Impact of GPU Sharing#
NVIDIA vGPU software enables multiple virtual machines (VMs) to share a single physical GPU. This improves overall GPU utilization, but the way resources are shared depends on the underlying virtualization technology: either time-sliced vGPU or MIG-backed vGPU.
Time-Sliced vGPU Sharing#
With time-sliced vGPU, multiple VMs share GPU access over time. NVIDIA vGPU software uses the best effort scheduler by default, which aims to balance performance across vGPUs.
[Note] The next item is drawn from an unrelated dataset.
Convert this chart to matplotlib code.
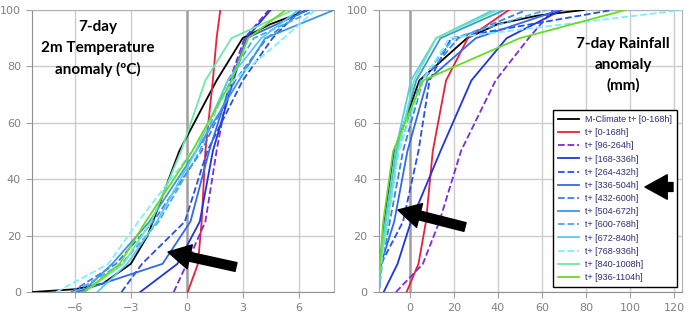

Scheduling Options for GPU Sharing#
To accommodate a variety of Quality of Service (QoS) levels for sharing a GPU, NVIDIA vGPU software provides multiple GPU scheduling options. For more information about these GPU scheduling options, refer to vGPU Schedulers.
MIG-Backed vGPU Sharing#
With MIG (Multi-Instance GPU), a single physical GPU is partitioned at the hardware level into multiple fully isolated GPU instances. This provides guaranteed performance isolation between VMs.
Performance Allocation#
Unlike standard time-sliced vGPU, MIG partitions a physical GPU into hardware-isolated GPU instances. Each MIG instance is assigned a dedicated slice of GPU resources with its own Streaming Multiprocessors (SMs) and memory subsystem, which provides stronger performance isolation than standard time-sliced vGPU.
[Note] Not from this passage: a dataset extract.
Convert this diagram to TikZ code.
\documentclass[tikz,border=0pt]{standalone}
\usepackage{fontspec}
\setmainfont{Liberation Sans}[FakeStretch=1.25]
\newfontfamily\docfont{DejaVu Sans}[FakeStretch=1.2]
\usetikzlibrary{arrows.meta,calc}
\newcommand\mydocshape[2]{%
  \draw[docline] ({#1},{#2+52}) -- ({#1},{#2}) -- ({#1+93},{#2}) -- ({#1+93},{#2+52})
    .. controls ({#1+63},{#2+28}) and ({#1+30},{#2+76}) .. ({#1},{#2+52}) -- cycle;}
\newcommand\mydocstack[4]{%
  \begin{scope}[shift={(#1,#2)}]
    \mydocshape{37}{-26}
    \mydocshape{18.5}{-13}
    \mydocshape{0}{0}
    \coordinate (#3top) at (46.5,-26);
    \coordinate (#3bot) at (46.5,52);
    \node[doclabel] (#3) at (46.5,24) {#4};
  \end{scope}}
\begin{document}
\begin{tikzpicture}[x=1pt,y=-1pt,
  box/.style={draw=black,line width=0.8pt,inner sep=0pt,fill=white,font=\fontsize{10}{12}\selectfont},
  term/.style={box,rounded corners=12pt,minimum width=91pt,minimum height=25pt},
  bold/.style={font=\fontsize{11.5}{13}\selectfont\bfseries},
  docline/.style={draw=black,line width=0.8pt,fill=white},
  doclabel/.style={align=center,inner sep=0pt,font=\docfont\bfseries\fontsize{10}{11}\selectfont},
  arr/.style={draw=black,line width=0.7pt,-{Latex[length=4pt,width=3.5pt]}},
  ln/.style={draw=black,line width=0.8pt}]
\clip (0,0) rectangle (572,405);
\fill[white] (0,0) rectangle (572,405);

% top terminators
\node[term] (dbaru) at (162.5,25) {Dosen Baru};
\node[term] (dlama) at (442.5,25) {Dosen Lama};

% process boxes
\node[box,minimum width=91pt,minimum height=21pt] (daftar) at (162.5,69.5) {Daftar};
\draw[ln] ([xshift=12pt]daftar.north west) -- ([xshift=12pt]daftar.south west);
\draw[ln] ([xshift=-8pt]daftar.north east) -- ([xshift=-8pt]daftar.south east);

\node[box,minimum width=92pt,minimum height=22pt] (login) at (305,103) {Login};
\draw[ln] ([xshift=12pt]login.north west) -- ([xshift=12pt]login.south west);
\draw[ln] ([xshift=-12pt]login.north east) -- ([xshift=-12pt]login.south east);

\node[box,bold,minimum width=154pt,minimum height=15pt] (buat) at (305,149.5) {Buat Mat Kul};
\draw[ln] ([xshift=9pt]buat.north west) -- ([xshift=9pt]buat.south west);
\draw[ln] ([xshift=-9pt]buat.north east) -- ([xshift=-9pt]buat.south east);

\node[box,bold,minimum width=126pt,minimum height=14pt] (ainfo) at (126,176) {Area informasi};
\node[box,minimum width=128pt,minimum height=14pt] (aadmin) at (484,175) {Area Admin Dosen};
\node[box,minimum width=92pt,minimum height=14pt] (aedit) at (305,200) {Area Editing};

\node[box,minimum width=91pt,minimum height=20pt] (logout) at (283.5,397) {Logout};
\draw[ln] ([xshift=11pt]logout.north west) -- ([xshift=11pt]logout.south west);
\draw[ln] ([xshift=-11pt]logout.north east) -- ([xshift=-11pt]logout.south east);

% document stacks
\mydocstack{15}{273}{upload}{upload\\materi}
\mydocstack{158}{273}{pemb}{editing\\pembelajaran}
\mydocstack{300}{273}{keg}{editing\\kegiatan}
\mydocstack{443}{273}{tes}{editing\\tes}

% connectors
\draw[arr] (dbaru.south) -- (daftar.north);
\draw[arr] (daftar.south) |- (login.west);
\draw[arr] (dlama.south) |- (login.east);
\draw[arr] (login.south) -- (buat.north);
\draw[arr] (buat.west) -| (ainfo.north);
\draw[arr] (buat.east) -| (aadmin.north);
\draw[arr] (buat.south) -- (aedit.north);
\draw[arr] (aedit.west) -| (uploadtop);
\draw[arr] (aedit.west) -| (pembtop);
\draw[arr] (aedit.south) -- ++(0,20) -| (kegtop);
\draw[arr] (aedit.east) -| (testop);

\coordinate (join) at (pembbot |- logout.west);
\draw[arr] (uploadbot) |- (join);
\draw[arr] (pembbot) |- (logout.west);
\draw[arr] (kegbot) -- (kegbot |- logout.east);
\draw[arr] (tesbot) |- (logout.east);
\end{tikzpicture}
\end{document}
Multiple vGPUs can also be created within a single MIG slice. This capability is referred to as MIG-backed time-sliced vGPU. In this case, the vGPUs remain bounded by the hardware-isolated resources of the MIG slice to which they are assigned. For example:
When MIG instances are created, each instance delivers consistent and isolated performance to its assigned VM.
Within each MIG slice, vGPUs can be created and time-sliced within that isolated slice. These vGPUs can be assigned to separate VMs, which continue to benefit from MIG’s hardware-level isolation boundaries.